While buying more tickets does increase your chances for hitting the jackpot, it's a difference that really doesn't have an impact.
No one person can buy enough tickets to swing the odds in their favor.
It would be profitable for someone to buy every possible combination of numbers if the jackpot is over $200 million. However, there are two things to consider. First, if someone else hits the numbers, you will split the pot with them and that would result in a net loss of $70 million on your investment. Secondly, it is logistically impossible for any one person or even a coordinated group of 20,000 to purchase all possible combinations.
Lotto pools are also at the mercy of statistical anomalies in order to turn a profit.
I did research on this and developed a program that simulates lotto pools. The program generates random quick pick tickets, and compares them against previous winning numbers.
The size of the simulated pools ranged from 25 members up to 65,000 members. Each member put up $1 for five draws. Each member invested $5 in an effort to turn a profit.
The results were very consistent. The average rate of return (for Mega Millions) was between $.06 and $.08 for every dollar invested, regardless of the size of the pool.
One thing was notable in my research; the average rate of return increased slightly as the number of members increased. However, in no case did the members turn a profit at the end of five draws. On a rare occasion, they did turn a profit on a single draw, but the profit was not enough to offset the losses of the other four draws.
For this example I will use a 65,000-member lotto pool for five drawings. Each person has put up $5 and the object is to turn a profit by having more than $5 at the end of the fifth draw.

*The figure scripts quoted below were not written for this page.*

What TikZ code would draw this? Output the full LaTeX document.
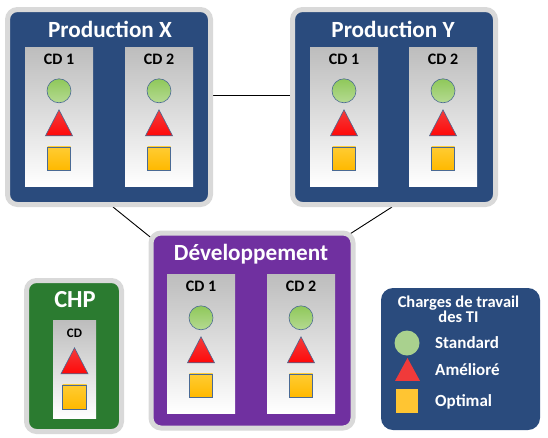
\documentclass[tikz,border=0pt]{standalone}
\usepackage{fontspec}
\setmainfont{Carlito}
\usetikzlibrary{positioning,shapes.geometric,backgrounds}
\definecolor{ProdBleu}{HTML}{2A4B7D}
\definecolor{DevViolet}{HTML}{7030A0}
\definecolor{ChpVert}{HTML}{2B7B30}
\definecolor{CadreGris}{HTML}{D9D9D9}
\definecolor{Contour}{HTML}{4A6A94}

\begin{document}
\begin{tikzpicture}[x=1pt,y=-1pt,
  cadre/.style={rectangle,rounded corners=10pt,draw=CadreGris,line width=5pt,inner sep=0pt},
  titre/.style={text=white,font=\bfseries\fontsize{23.2}{25}\selectfont,inner sep=0pt,anchor=base},
  panneau/.style={rectangle,inner sep=0pt,top color=black!26,bottom color=white,
    minimum width=68pt,minimum height=139pt},
  cd/.style={font=\bfseries\fontsize{16}{18}\selectfont,inner sep=0pt,anchor=base},
  rond/.style={circle,draw=Contour,line width=0.6pt,
    top color={rgb,255:red,143;green,200;blue,90},bottom color={rgb,255:red,181;green,218;blue,146},
    minimum size=24pt,inner sep=0pt},
  tri/.style={regular polygon,regular polygon sides=3,draw=Contour,line width=0.6pt,
    top color={rgb,255:red,242;green,60;blue,60},bottom color={rgb,255:red,255;green,8;blue,8},
    minimum size=31.2pt,yscale=1.11,inner sep=0pt,outer sep=0pt,anchor=north},
  carre/.style={rectangle,draw=Contour,line width=0.6pt,
    top color={rgb,255:red,255;green,204;blue,51},bottom color={rgb,255:red,255;green,185;blue,0},
    minimum size=23pt,inner sep=0pt},
  legende/.style={text=white,font=\bfseries\fontsize{17}{15}\selectfont,inner sep=0pt},
  lien/.style={draw=black,line width=0.9pt}
]
\node[cadre,fill=ProdBleu,minimum width=203pt,minimum height=195pt] (prodx) at (109,107) {};
\node[cadre,fill=ProdBleu,minimum width=203pt,minimum height=195pt] (prody) at (394,107) {};
\node[cadre,fill=DevViolet,minimum width=202pt,minimum height=195pt] (dev) at (252,330.5) {};
\node[cadre,fill=ChpVert,minimum width=95pt,minimum height=151pt] (chp) at (74,356) {};
\node[rectangle,rounded corners=12pt,fill=ProdBleu,minimum width=159pt,minimum height=142pt] (leg) at (460.5,359) {};

\node[titre] (prodx-t) at (110,37) {Production X};
\node[titre] (prody-t) at (393,37) {Production Y};
\node[titre] (dev-t) at (251,260) {Développement};
\node[titre,font=\bfseries\fontsize{24.5}{26}\selectfont] (chp-t) at (75,307) {CHP};

\foreach \p/\x/\y/\t in {x1/59/116.5/CD 1,x2/159/116.5/CD 2,y1/344/116.5/CD 1,y2/443/116.5/CD 2,d1/201/343.5/CD 1,d2/301/343.5/CD 2}{
  \node[panneau] (\p) at (\x,\y) {};
  \node[cd] (\p-cd) at ([yshift=-18pt]\p.north) {\t};
  \node[rond] (\p-std) at ([yshift=-44pt]\p.north) {};
  \node[tri] (\p-am) at ([yshift=-63pt]\p.north) {};
  \node[carre] (\p-opt) at ([yshift=-111.5pt]\p.north) {};
}

\node[panneau,minimum width=43pt,minimum height=98pt] (c1) at (74.5,369) {};
\node[cd,font=\bfseries\fontsize{13}{15}\selectfont] (c1-cd) at ([yshift=-18pt]c1.north) {CD};
\node[tri] (c1-am) at ([yshift=-28pt]c1.north) {};
\node[carre,minimum size=24pt] (c1-opt) at ([yshift=-77pt]c1.north) {};

\node[legende,font=\bfseries\fontsize{16.5}{15}\selectfont,align=center,anchor=north] (leg-t) at (458.5,296) {Charges de travail\\des TI};
\node[circle,fill={rgb,255:red,169;green,209;blue,142},minimum size=25pt,inner sep=0pt] (leg-std) at (407,343) {};
\node[regular polygon,regular polygon sides=3,fill={rgb,255:red,240;green,58;blue,58},
  minimum size=28.9pt,yscale=1.06,inner sep=0pt,outer sep=0pt,anchor=north] (leg-am) at (407.5,358) {};
\node[rectangle,fill={rgb,255:red,255;green,197;blue,50},minimum width=22pt,minimum height=24pt,inner sep=0pt] (leg-opt) at (407,401) {};
\node[legende,anchor=base west] (leg-std-t) at (435,348.5) {Standard};
\node[legende,anchor=base west] (leg-am-t) at (435,375.5) {Amélioré};
\node[legende,anchor=base west] (leg-opt-t) at (435,406.5) {Optimal};

\begin{scope}[on background layer]
\draw[lien] ([yshift=12pt]prodx.east) -- ([yshift=12pt]prody.west);
\draw[lien] ([xshift=4pt]prodx.south) -- ([xshift=6pt,yshift=-10pt]dev.north west);
\draw[lien] ([xshift=-2pt]prody.south) -- ([xshift=-8pt,yshift=-5pt]dev.north east);
\end{scope}
\useasboundingbox (0,0) rectangle (548,437);
\end{tikzpicture}
\end{document}
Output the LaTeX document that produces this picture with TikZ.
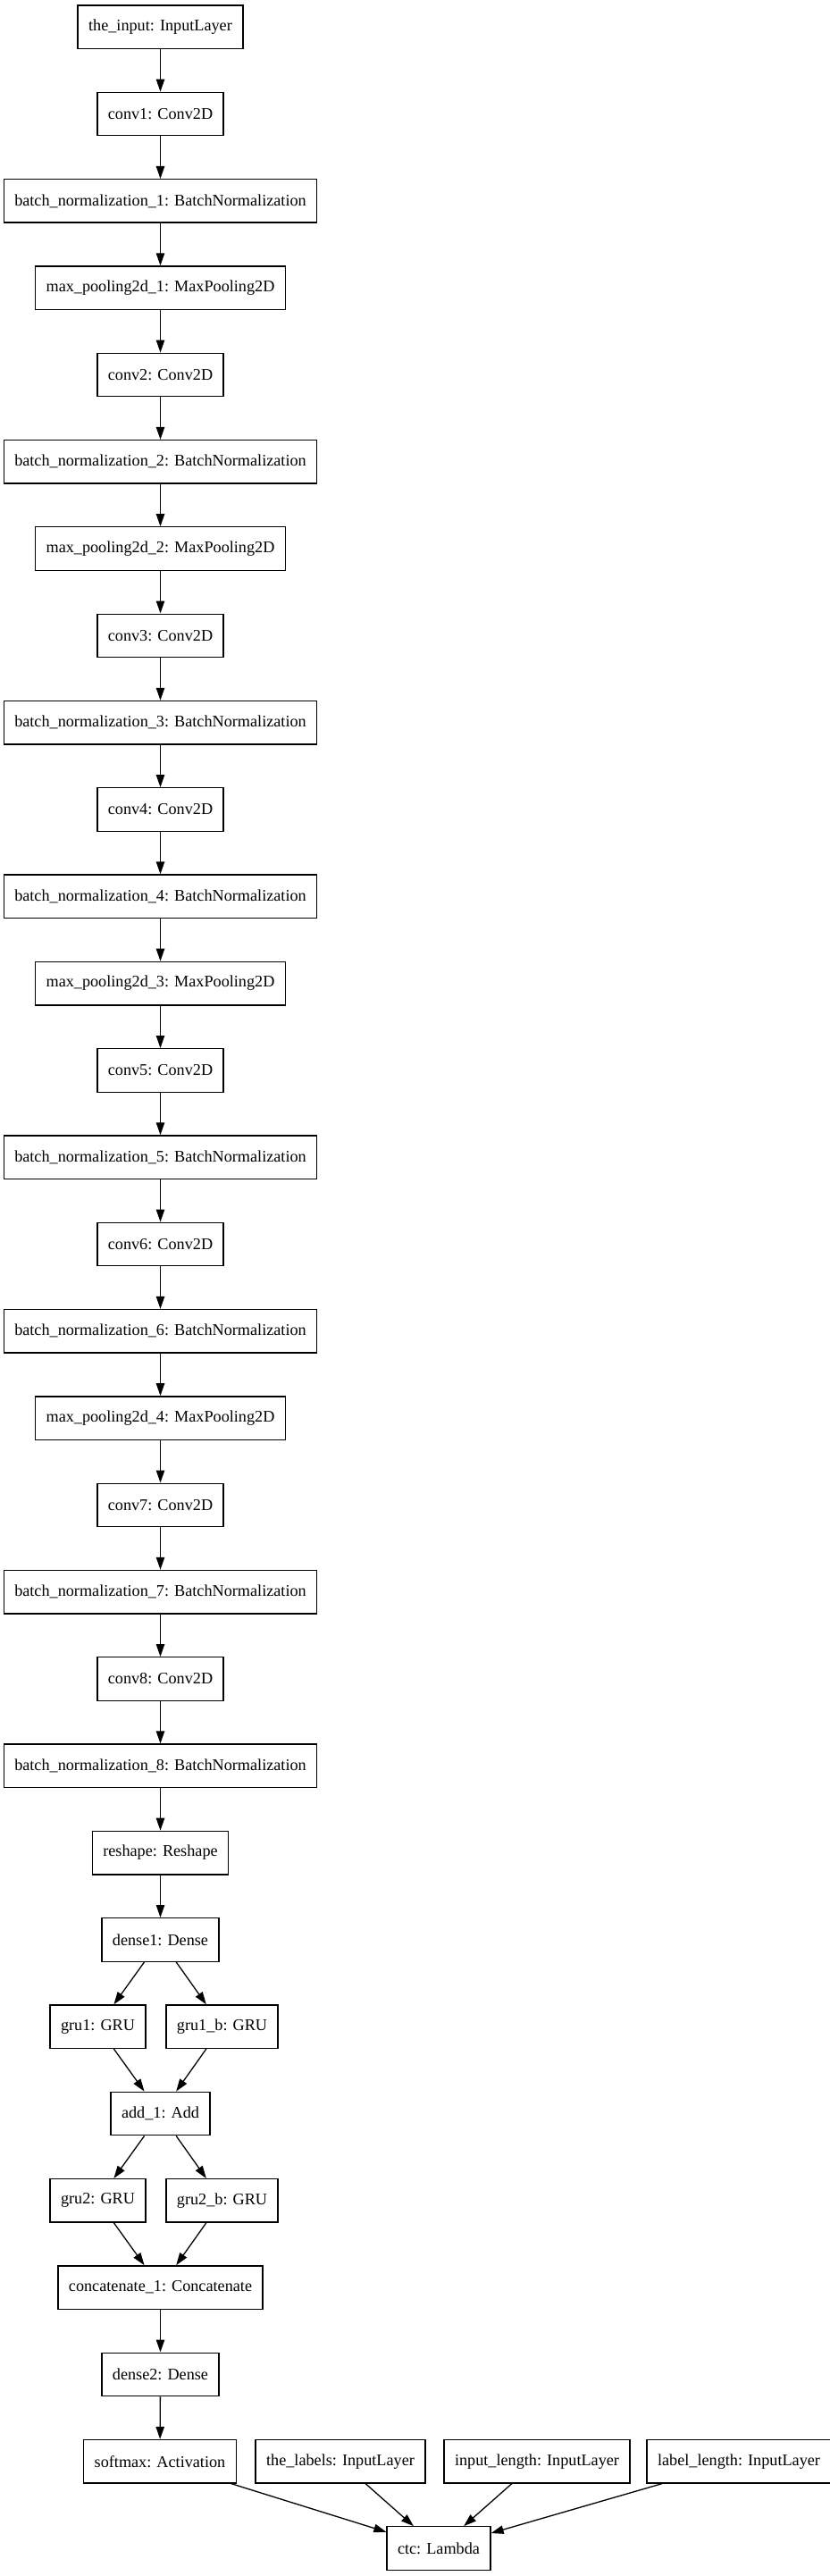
\documentclass[tikz,border=0pt]{standalone}
\usepackage{fontspec}
\setmainfont{Liberation Serif}
\usepackage{tikz}
\usetikzlibrary{arrows.meta}

\tikzset{
  layer/.style={draw, line width=0.65pt, minimum height=24.25pt, inner xsep=6pt, inner ysep=0pt, font=\fontsize{9.1pt}{10pt}\selectfont},
  flow/.style={line width=0.65pt, -{Triangle[length=7pt,width=4.7pt]}}
}

\begin{document}
\begin{tikzpicture}[x=0.5pt,y=-0.5pt]
        \useasboundingbox (0,0) rectangle (929,2883);
        % 主干
        \node [layer] (input) at(179.5,30.3) {the\_input: InputLayer};
        \node [layer] (conv1) at(179.5,127.6) {conv1: Conv2D};
        \node [layer] (bn1) at(179.5,224.9) {batch\_normalization\_1: BatchNormalization};
        \node [layer] (pool1) at(179.5,322.2) {max\_pooling2d\_1: MaxPooling2D};
        \node [layer] (conv2) at(179.5,419.5) {conv2: Conv2D};
        \node [layer] (bn2) at(179.5,516.8) {batch\_normalization\_2: BatchNormalization};
        \node [layer] (pool2) at(179.5,614.1) {max\_pooling2d\_2: MaxPooling2D};
        \node [layer] (conv3) at(179.5,711.4) {conv3: Conv2D};
        \node [layer] (bn3) at(179.5,808.7) {batch\_normalization\_3: BatchNormalization};
        \node [layer] (conv4) at(179.5,906.0) {conv4: Conv2D};
        \node [layer] (bn4) at(179.5,1003.3) {batch\_normalization\_4: BatchNormalization};
        \node [layer] (pool3) at(179.5,1100.6) {max\_pooling2d\_3: MaxPooling2D};
        \node [layer] (conv5) at(179.5,1197.9) {conv5: Conv2D};
        \node [layer] (bn5) at(179.5,1295.2) {batch\_normalization\_5: BatchNormalization};
        \node [layer] (conv6) at(179.5,1392.5) {conv6: Conv2D};
        \node [layer] (bn6) at(179.5,1489.8) {batch\_normalization\_6: BatchNormalization};
        \node [layer] (pool4) at(179.5,1587.1) {max\_pooling2d\_4: MaxPooling2D};
        \node [layer] (conv7) at(179.5,1684.4) {conv7: Conv2D};
        \node [layer] (bn7) at(179.5,1781.7) {batch\_normalization\_7: BatchNormalization};
        \node [layer] (conv8) at(179.5,1879.0) {conv8: Conv2D};
        \node [layer] (bn8) at(179.5,1976.3) {batch\_normalization\_8: BatchNormalization};
        \node [layer] (reshape) at(179.5,2073.6) {reshape: Reshape};
        \node [layer] (dense1) at(179.5,2170.9) {dense1: Dense};
        % 双向GRU
        \node [layer] (gru1) at(109.5,2268.2) {gru1: GRU};
        \node [layer] (gru1b) at(248.5,2268.2) {gru1\_b: GRU};
        \node [layer] (add) at(179.5,2365.5) {add\_1: Add};
        \node [layer] (gru2) at(109.5,2462.8) {gru2: GRU};
        \node [layer] (gru2b) at(248.5,2462.8) {gru2\_b: GRU};
        \node [layer] (concat) at(179.5,2560.1) {concatenate\_1: Concatenate};
        \node [layer] (dense2) at(179.5,2657.4) {dense2: Dense};
        % 输出与CTC
        \node [layer] (softmax) at(179,2754.7) {softmax: Activation};
        \node [layer] (labels) at(381,2754.7) {the\_labels: InputLayer};
        \node [layer] (inlen) at(601,2754.7) {input\_length: InputLayer};
        \node [layer] (lablen) at(827,2754.7) {label\_length: InputLayer};
        \node [layer] (ctc) at(491,2852) {ctc: Lambda};
        % 连线
        \draw [flow] (input)--(conv1);
        \draw [flow] (conv1)--(bn1);
        \draw [flow] (bn1)--(pool1);
        \draw [flow] (pool1)--(conv2);
        \draw [flow] (conv2)--(bn2);
        \draw [flow] (bn2)--(pool2);
        \draw [flow] (pool2)--(conv3);
        \draw [flow] (conv3)--(bn3);
        \draw [flow] (bn3)--(conv4);
        \draw [flow] (conv4)--(bn4);
        \draw [flow] (bn4)--(pool3);
        \draw [flow] (pool3)--(conv5);
        \draw [flow] (conv5)--(bn5);
        \draw [flow] (bn5)--(conv6);
        \draw [flow] (conv6)--(bn6);
        \draw [flow] (bn6)--(pool4);
        \draw [flow] (pool4)--(conv7);
        \draw [flow] (conv7)--(bn7);
        \draw [flow] (bn7)--(conv8);
        \draw [flow] (conv8)--(bn8);
        \draw [flow] (bn8)--(reshape);
        \draw [flow] (reshape)--(dense1);
        \draw [flow] (dense1)--(gru1);
        \draw [flow] (dense1)--(gru1b);
        \draw [flow] (gru1)--(add);
        \draw [flow] (gru1b)--(add);
        \draw [flow] (add)--(gru2);
        \draw [flow] (add)--(gru2b);
        \draw [flow] (gru2)--(concat);
        \draw [flow] (gru2b)--(concat);
        \draw [flow] (concat)--(dense2);
        \draw [flow] (dense2)--(softmax);
        \draw [flow] (softmax)--(ctc);
        \draw [flow] (labels)--(ctc);
        \draw [flow] (inlen)--(ctc);
        \draw [flow] (lablen)--(ctc);
\end{tikzpicture}
\end{document}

Our total investment is $65,000 per drawing or $325,000 total.
The way you can visualize this is by imagining me walking up to the guy at the counter and saying, "Yes, I would like 65,000 quick picks for five draws". I hand the guy $325,000 and cross my fingers.
Images below show how many winning tickets we have. Below the images is the total $$$ won for that draw.
DRAW #1
Rate of Return: $.10 (this draw)
Rate of Return: $.02 (overall)
DRAW #2
Rate of Return: $1.94 (this draw)
Rate of Return: $.40 (overall)
DRAW #3
Rate of Return: $.25 (this draw)
Rate of Return: $.46 (overall)
DRAW #4
Rate of Return: $.11 (this draw)
Rate of Return: $.48 (overall)
DRAW #5
Rate of Return: $.11 (this draw)
Rate of Return: $.50 (overall)
At the end of this lotto pool we won a total of $164,431. We divide that equally between our members and each person gets back fifty cents on their $5 investment. This amount is above the observed average for Mega Millions.
There is something that I need to comment on. Some people will say that the winnings are spread too thin when too many people are in a pool. It's true that it will be impossible to win millions or very large sums of money with a pool of this size. But, the rate of return is in-line with lotto pools of any size.
Some will then argue that if the pool were small the winnings would be much larger because of the big winning ticket in draw #2. The thing to keep in mind is that getting that winning ticket relied solely on the large pool size. That winning ticket was the 21,935th ticket purchased for that draw. This means that any pool with less than 21,935 members would not have gotten that ticket. The value of that ticket was $120,450. If we divide that by the minimum number of members (21,935), each person would get $5.49. Not exactly a life changing win.
If the ticket were the 8th ticket purchased for a ten-person pool, each person would have gotten $12,045. But what are the odds of getting that ticket when buying only ten tickets?
Here’s the kicker; we will need more than 2,600 draws before it becomes statistically likely that our 65,000 person lotto pool will hit the jackpot.
The moral of the story is.... It doesn't matter what you do, to strike it rich in the lottery, you must rely on luck to achieve the allusive "Statistical Anomaly."